Part of the challenge is getting people in Greensboro to support the festival. It probably didn’t help that the hosts at WUAG, the campus station at UNCG, were talking up Ex Hex’s free concert in Greensboro two days after their set at Bailey Park in Winston-Salem instead of promoting Phuzz Phest. A few Greensboro fans here and there could be seen in the venues at Phuzz on Saturday and Sunday. Kudos to them.
Part of the appeal of a festival with multiple locations is how — like a marathon or a bicycle race — it showcases a city.
The three-act set on Friday night with Daddy Issues and Mac McCaughan opening for Ex Hex inaugurated Bailey Park, a fantastic new public space — it’s grand opening was only a week earlier — that ties together Wake Forest Innovation Quarter with the artist bloc anchored by Krankies between Third and Fourth streets. The area in front of the bandshell provides an iconic view of the city’s skyline, with a prominent vista of the Reynolds American building.
The spatial design of the park can only be described as wonderful, with a diagonal fairway running from the entrance past a food-truck lot past a facilities/storage/bathroom building and then in front of the stage. Meanwhile, terraced café-style deck seating mimics similar accommodations across Fifth Street below BioTech Place. And below the bandshell and café, an undulating green that imitates the natural contours of the land rolls out to the south. Bailey Park is every bit the equal of Greensboro’s admired Center City Park, albeit off center by a good three blocks and surrounded by aging tobacco works in the midst of redevelopment.
Also worth noting, Krankies has completed renovations, having ripped out a wall previously separating the bar area and the main room. The stage has been moved to a spot along the length of the room instead of at the end. Opening the space is a vast improvement, and concert experiences feel much less claustrophobic.
And Luna Lounge & Tiki Bar is a great addition to the city [See Barstool on page 23]. Significantly dressed up from its former incarnation as Elliott’s Revue, the lounge’s convivial atmosphere only enhanced the quirky psychedelia of Brooklyn-based Las Rosas, who played a midnight set on Friday. Almost miniature, the bar felt like a welcome harbor with old friends popping up at the end of a night of musical reconnaissance.

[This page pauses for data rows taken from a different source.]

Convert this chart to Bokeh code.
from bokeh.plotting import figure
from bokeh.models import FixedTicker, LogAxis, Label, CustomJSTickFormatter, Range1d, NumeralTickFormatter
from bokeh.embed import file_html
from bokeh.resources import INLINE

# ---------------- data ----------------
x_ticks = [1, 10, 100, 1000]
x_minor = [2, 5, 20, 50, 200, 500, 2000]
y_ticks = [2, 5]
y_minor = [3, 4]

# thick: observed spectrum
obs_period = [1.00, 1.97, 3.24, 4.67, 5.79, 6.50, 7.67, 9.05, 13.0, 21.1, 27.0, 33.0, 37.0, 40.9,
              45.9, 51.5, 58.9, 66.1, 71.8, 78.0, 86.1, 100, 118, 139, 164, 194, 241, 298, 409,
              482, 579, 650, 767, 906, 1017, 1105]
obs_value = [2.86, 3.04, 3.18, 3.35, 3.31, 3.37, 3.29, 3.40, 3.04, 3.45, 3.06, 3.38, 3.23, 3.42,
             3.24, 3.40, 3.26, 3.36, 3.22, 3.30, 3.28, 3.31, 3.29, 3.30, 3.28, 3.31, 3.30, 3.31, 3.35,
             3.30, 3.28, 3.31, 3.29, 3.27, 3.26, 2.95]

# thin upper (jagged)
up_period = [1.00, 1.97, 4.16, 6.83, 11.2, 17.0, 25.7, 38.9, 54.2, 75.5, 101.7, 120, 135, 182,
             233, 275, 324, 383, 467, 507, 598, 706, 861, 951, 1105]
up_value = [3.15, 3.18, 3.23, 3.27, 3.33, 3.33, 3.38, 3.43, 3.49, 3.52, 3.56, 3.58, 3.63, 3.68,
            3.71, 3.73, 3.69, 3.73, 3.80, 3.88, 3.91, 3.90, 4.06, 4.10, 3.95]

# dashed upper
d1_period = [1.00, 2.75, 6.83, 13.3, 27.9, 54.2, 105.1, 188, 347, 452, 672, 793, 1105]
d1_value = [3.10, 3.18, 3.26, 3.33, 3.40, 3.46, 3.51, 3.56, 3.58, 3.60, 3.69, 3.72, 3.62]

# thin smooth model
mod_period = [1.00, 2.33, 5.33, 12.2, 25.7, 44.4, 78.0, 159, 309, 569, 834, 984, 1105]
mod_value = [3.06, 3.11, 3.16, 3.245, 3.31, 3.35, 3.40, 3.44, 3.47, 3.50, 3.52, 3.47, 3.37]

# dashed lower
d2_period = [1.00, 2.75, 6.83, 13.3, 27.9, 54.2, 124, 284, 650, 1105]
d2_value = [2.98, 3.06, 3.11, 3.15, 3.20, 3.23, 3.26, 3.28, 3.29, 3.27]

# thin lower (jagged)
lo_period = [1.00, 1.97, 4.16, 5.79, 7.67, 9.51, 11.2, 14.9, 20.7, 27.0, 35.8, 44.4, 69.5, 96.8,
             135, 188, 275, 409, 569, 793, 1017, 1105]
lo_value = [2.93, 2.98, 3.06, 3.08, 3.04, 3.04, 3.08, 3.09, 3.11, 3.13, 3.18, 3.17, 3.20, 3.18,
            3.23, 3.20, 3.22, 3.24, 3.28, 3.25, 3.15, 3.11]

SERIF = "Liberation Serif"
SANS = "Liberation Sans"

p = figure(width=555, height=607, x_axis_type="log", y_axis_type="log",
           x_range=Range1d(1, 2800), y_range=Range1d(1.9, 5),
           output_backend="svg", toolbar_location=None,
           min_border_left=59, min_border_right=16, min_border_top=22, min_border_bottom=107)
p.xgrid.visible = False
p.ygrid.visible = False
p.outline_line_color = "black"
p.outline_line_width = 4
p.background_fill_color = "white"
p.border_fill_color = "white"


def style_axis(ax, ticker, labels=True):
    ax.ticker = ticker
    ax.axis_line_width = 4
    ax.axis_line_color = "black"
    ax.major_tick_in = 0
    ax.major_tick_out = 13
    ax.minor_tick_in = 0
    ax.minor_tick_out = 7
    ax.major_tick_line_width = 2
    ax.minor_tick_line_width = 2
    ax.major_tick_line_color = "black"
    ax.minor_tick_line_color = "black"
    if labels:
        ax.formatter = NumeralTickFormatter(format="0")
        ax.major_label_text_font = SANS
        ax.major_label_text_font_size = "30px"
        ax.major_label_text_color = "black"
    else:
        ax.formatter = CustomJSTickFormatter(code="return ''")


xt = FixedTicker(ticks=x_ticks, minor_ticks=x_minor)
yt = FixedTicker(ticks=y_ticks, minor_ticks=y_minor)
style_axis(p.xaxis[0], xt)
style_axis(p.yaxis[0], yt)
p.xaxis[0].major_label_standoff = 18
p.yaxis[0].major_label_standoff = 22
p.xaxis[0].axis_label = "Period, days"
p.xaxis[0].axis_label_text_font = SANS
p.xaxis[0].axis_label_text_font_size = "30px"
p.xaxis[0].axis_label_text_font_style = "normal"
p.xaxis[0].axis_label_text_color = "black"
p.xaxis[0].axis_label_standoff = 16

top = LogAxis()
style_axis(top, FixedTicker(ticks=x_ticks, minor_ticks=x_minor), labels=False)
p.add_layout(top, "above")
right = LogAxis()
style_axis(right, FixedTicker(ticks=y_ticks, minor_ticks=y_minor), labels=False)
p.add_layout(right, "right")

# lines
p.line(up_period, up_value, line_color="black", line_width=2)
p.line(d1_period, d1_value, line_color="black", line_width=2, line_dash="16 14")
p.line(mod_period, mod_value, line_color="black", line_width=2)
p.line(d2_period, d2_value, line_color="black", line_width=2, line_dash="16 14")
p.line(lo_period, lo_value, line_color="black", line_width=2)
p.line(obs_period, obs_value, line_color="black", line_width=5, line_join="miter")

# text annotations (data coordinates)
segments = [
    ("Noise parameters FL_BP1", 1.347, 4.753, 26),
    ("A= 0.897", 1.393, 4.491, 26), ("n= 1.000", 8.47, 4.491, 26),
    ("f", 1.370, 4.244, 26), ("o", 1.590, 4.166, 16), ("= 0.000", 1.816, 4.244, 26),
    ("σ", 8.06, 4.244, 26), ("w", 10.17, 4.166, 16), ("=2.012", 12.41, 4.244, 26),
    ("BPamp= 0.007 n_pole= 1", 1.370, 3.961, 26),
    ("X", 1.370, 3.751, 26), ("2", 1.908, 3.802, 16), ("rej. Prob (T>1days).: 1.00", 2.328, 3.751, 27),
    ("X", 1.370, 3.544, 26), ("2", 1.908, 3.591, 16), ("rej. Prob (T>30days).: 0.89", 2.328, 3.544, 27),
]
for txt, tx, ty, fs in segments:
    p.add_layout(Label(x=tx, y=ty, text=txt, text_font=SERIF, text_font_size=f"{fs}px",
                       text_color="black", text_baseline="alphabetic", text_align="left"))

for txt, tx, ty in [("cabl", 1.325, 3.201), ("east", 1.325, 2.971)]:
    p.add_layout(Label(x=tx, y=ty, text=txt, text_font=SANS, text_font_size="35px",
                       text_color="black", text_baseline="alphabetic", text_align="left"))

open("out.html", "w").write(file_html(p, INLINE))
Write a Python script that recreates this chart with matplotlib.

Mitch Easter is everywhere
Mitch Easter, the erstwhile frontman of the legendary North Carolina jangle-pop outfit Let’s Active who has gone on to greater success as a producer at his recording studio the Fidelitorium, was a conspicuous presence at the festival.
An éminence grise of the scene, he was putting together rock bands in Winston-Salem in the early ’70s, and he’s still checking out new music today. He could be seen appreciatively soaking in 1970s Film Stock’s set at Reanimator on Friday, and later checking out Ex Hex, whose new album he recorded last year. Among the acts performing at this year’s Phuzz Phest, Celestogramme and Jeffrey Dean Foster have albums produced by Easter, and Estrangers, the Tills and Caleb Caudle recently recorded at the Fidelitorium. I must be forgetting someone.